Should I mount retractable awnings into siding, or is the wall surface enough?

Mount into structural elements, studs or blocking for wood-framed walls, or properly rated anchors for masonry or stucco. Siding and trim are not reliable for repeated loads and wind stresses. If you cannot see stud locations, use a stud finder rated for your wall type or open a small inspection area before ordering the awning.

How windy can it be before my shade sails or screens should come down?

For many homes, a safe rule is to remove or retract in high gust conditions because sail corners and tension loads concentrate stress on anchors. If your area regularly exceeds around 25 to 30 mph gusts, plan for seasonal take-down and use quick-release hardware if possible. For screens that are attached only at a top rail, wind can cause side load, so secure them with additional posts or braces if the panel is more than a few feet tall.

What openness factor should I use on solar screen fabric for a shaded west patio?

If airflow is important, choose solar screen fabric with at least 5% to 10% openness, this keeps the space cooler and reduces that closed-in feeling. If glare reduction is the priority, you can go tighter weave but expect less cooling. A good decision aid is to compare material by looking at how much daylight still reaches the seating, if it still looks harsh at 4 to 5 PM, move toward lower openness.

Do I need a slope or drainage plan for canopy and awning systems?

Yes, anything that collects rain needs a path to prevent pooling and water running toward the house. Use a minimum 1/4-inch-per-foot pitch away from the wall, and confirm that runoff routes to a safe discharge point. For systems with hollow posts or built-in gutters, make sure downspouts or drainage outlets are not blocked by landscaping or hardscape.

What patio materials or construction types limit my shading options?

If your patio is on a masonry or stucco wall, anchor rating matters, wedge or sleeve anchors must match the substrate strength.

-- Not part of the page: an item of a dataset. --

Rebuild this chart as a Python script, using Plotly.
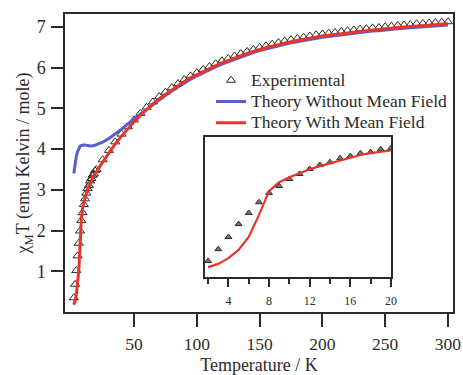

If your patio has limited structural attachment points, you may need freestanding posts for screens, umbrellas, or sail anchors set into concrete. Also consider that some pergola and canopy options require engineered member sizing for local wind loads, which can reduce DIY feasibility if permits are required.

How should I maintain shade fabrics so they last through harsh west sun?

Use rinsing with water a few times per season to remove dust and pollen, for stains use mild soap and a soft brush, then rinse well. Avoid bleach because it can break down the UV-protective coating. For retractable awnings, lubricate pivot and gear points annually, and inspect mounts and turnbuckles at the start of each season so loosened hardware is fixed before summer peak sun.

When is it worth moving from temporary shading to a more permanent enclosure strategy?

If you regularly use the patio in the late afternoon and the biggest complaints are heat and glare, a partial side enclosure is usually the next step because it blocks the low angled sun while also reducing wind-driven glare. If bug control is also a problem, consider a screened wall or full screened side panel so you solve multiple issues at once, rather than repeatedly swapping covers and panels each season.